If corners meant points, Chesterfield would have won it. If chances meant goals, Chesterfield would have walked it. However they don’t and Chesterfield didn’t. And as a result Cook spent his post-match interview keeping up the uncompromising appearance.
“Defeats hurt and I am not the sort to talk about taking the positives when we lose,” he said.
You could see his point. Despite dominating against a side in freefall having lost four games on the spin, and just a point above the drop zone, Chesterfield wasted a hatful of chances to make the game a comfortable victory.
To add insult to injury they even managed to concede a late strike to lose a game where even a point would have probably had Cook chuntering.
The Spireites had a hand in the opener when Sam Togwell put Tom Eaves’ cross into his own net before Mark Randall - one of the wasteful parties, of which more later - saw his over-hit free-kick somehow carried over the goalline by Neil Etheridge after 20 minutes.
Before the half was out Scott Boden fired straight at Etheridge when the one-on-one he found himself in was crying out for a chip.
Drew Talbot, Danny Whitaker and Boden were all guilty in a frenetic penalty-box scramble. A Randall effort was straight at the keeper from the top of the box.
A change of ends didn’t bring about an alteration in the Chesterfield radar. Togwell was free from blame when his deflected effort hit the post but Terrell Forbes was anything but when foiled by the post.
Former Arsenal midfielder Randall reverted to his French upbringing under Arsene Wenger with a chipped effort from close range when a hit-and-hope would have done.
And they were made to pay when Eaves - a burly vision of uncompromising forward play - teed up Joe Anyinsah to make it 2-1.
Cook wasn’t interested in the positives but it would have been difficult for the 359 travelling fans to have not been cheered on their long trek home by the display of Brennan Dickenson.
Delivered for his first taste of league football in the 61st minute, four minutes later he had a debut goal - an 18-yard top-corner strike making something of a mockery of the hour that had preceded his arrival.
The 19-year-old Brighton loanee is due to be around for a month but on this evidence the Spireites will be begging Gus Poyet to let him stay.
It was 2-2, the winner surely beckoned for a dominant Chestefield side - not so.
Eaves bagged a third for Rovers with a deflected effort and the visitors wasted yet more chances late on to share the spoils.

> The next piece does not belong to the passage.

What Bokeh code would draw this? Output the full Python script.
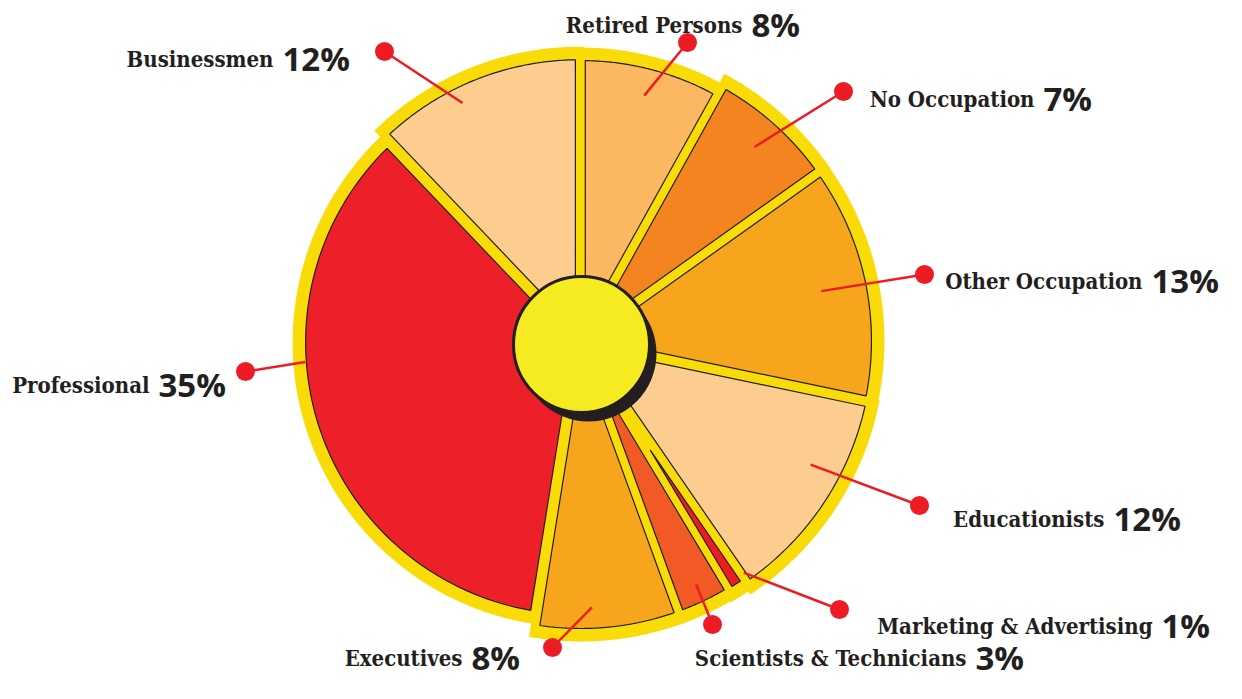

“We think we are a big club in this division, but big clubs don’t keep losing and we have to work even harder to improve,” added Cook.
“Our supporters were fantastic and it’s time we started to give them the results they want.
“We have good players, but we have to do better as a team.
“Any neutral would say we deserved something from the game.”
You can say that again, Paul.
Bristol Rovers (5-3-2): Etheridge, Paterson, Kenneth, Parks, Lund, Brown, Clarkson, Broghammer, Anyinsah, Riordan, Eaves. Subs: Walker, Smith, Woodards, Brown, Clarke, Clucas, Richard.
(4-2-3-1): O’Donnell, Talbot, Hird, Forbes, Smith, Togwell, Clay, Darwikwa, Randall, Boden. Subs: Mason, Ridehalgh, Atkinson, Westcarr, Lester, Evans, Dickenson.